Low Cost Organic Gas Sensors on Plastic for Distributed Environmental MonitoringEPA Grant Number: R830899
Title: Low Cost Organic Gas Sensors on Plastic for Distributed Environmental Monitoring
Investigators: Subramanian, Vivek
Institution: University of California - Berkeley
EPA Project Officer: Carleton, James N
Project Period: May 1, 2003 through April 30, 2006
Project Amount: $328,000
RFA: Environmental Futures Research in Nanoscale Science Engineering and Technology (2002) RFA Text | Recipients Lists
Research Category: Nanotechnology , Safer Chemicals
The overall objective of this research is to develop novel arrayed gas sensors on plastic that offer extremely high specificity and broad-range detection capability while maintaining low fabrication cost, making them viable for use in distributed environmental monitoring applications, in which cost is an important criterion.
The work will focus on the development of organic transistor-based gas sensors fabricated directly on plastic using inkjet printing. This will be enabled through the extensive use of nanoengineered materials. Interactions between the organic active layer and adsorbed gaseous species will result in a change in transistor characteristics, which will be used to achieve high sensitivity. Differential diagnoses from arrays of variants of the sensors will be used to achieve high specificity. The active layers will consist of inkjet-printed organic semiconductors, enabling massive parallelism of different sensors at low cost. To achieve this low-cost, highly specific sensing, extensive use will be made of nanoengineered materials including nanocrystalline metallic conductors and functionalized oligomer and polymer semiconductors that will be engineered at the molecular scale to achieve high specificity and sensitivity. The entire sensor fabrication process will be performed using environmentally friendly additive manufacturing techniques.

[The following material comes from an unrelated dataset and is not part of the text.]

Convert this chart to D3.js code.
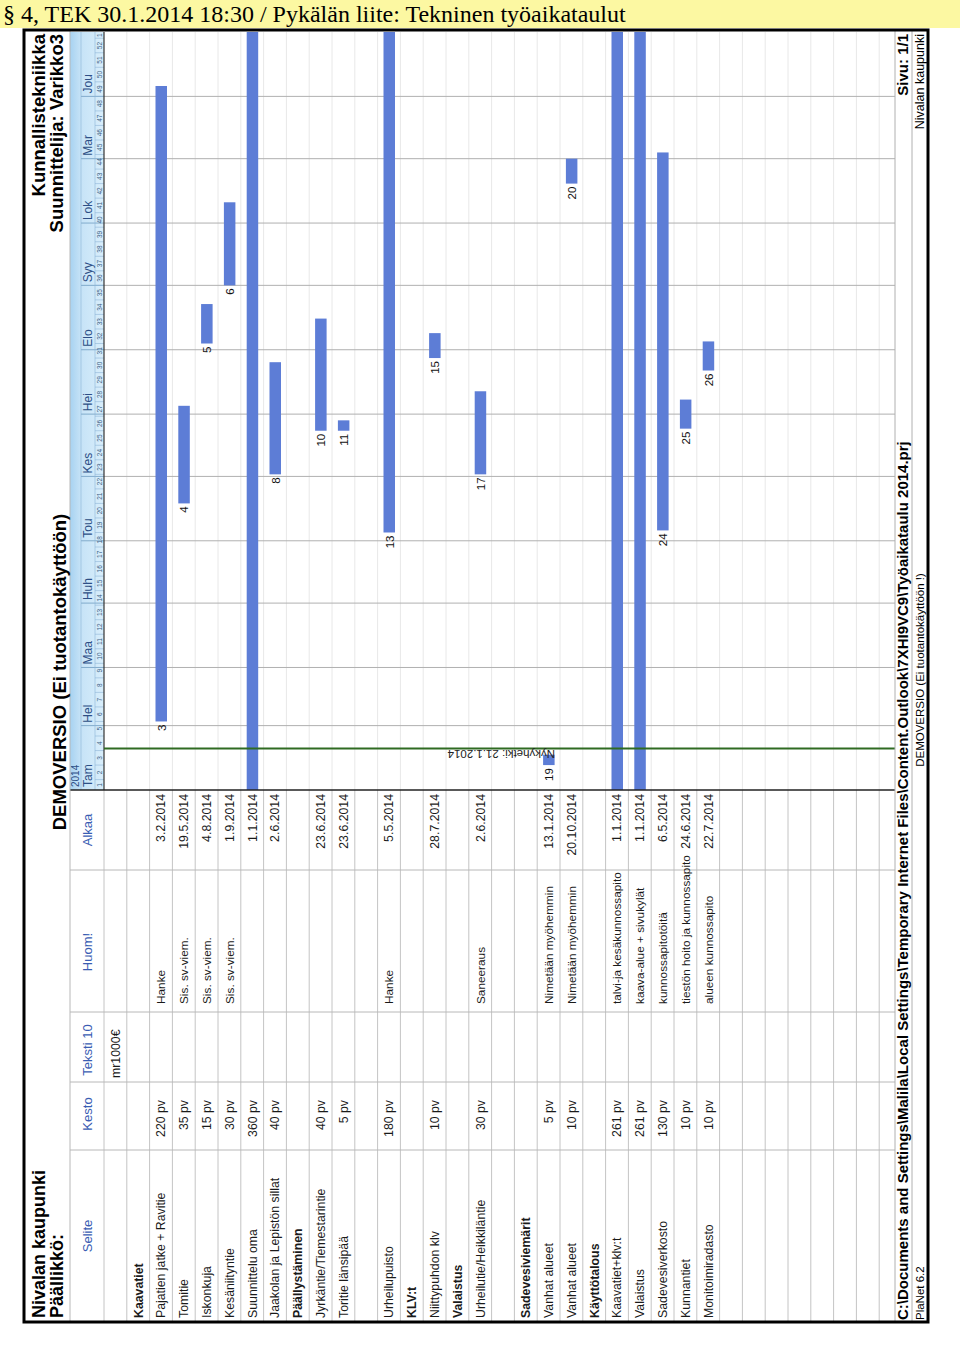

The direct result of this work will be the development of a low cost gas sensor technology offering high specificity and sensitivity for a wide range of environmentally relevant gaseous species. These sensors will be immediately applicable in the development of distributed environmental monitoring systems at low cost. Initial results indicate that these sensors may also be used for aqueous monitoring as well.